Managing road safety can deliver some significant benefits, regardless of a company's size or focus. Aside from helping it meet its WHS legislative requirements and reduce the risk of death or serious injury to workers and others, it can minimise lost working days due to worker injury and lead to reduced legal, insurance and other costs.
A road-safety guide is also a way for a company to show it values worker safety and to promote its workplace as socially responsible.
How do I implement one?
No two companies are the same, so owners, fleet managers and OHS managers must develop a road-safety guide relevant to their particular business.
National and state WorkSafe authorities offer various online resources to help a business assess and minimise its exposure to road-safety risk, typically grouped around a three-pronged 'elimination', 'substitution' and 'administration' strategy.
- Elimination: is about completely removing the road-safety risk, thereby avoiding the need to implement measures or controls.
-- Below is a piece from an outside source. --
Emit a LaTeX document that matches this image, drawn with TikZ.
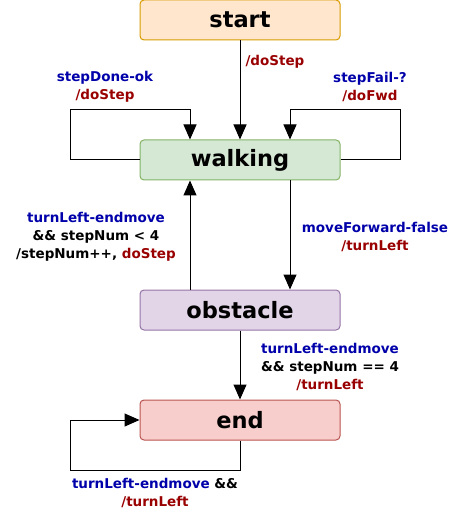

An example of this is using video conferencing for meetings rather than having workers travelling to do it face-to-face.
- Substitution: involves replacing driving with a safer option when travel is a must (say, public transport) or using engineering to minimise the risk (say, purchasing only five-star ANCAP rated vehicles or those with the latest driver-assist technologies).
- Administration: is about minimising the risk using administrative or procedural means to help workers make safer decisions, such as publishing and implementing standards, policies, guides and training. This could be educating drivers about safe road behaviours, having a system to ensure they're fit and competent to drive, scheduling work to account for speed limits, managing fatigue, or ensuring workers are not expected to make or respond to calls when travelling.
It could also include providing additional training when necessary (say, if a worker who is used to a small car needs to drive a big 4WD).
Once you've written up a list of operating procedures with clear responsibilities and reporting measures, consider holding a launch event to ensure workers are up to speed with the new measures.
Don't stop there
A road-safety guide is a work in progress that needs monitoring and reviewing to improve. Tracking progress, communicating with executive staff and workers and reviewing crash/insurance data will give you the data needed to update your driving-safety policies and guidelines appropriately.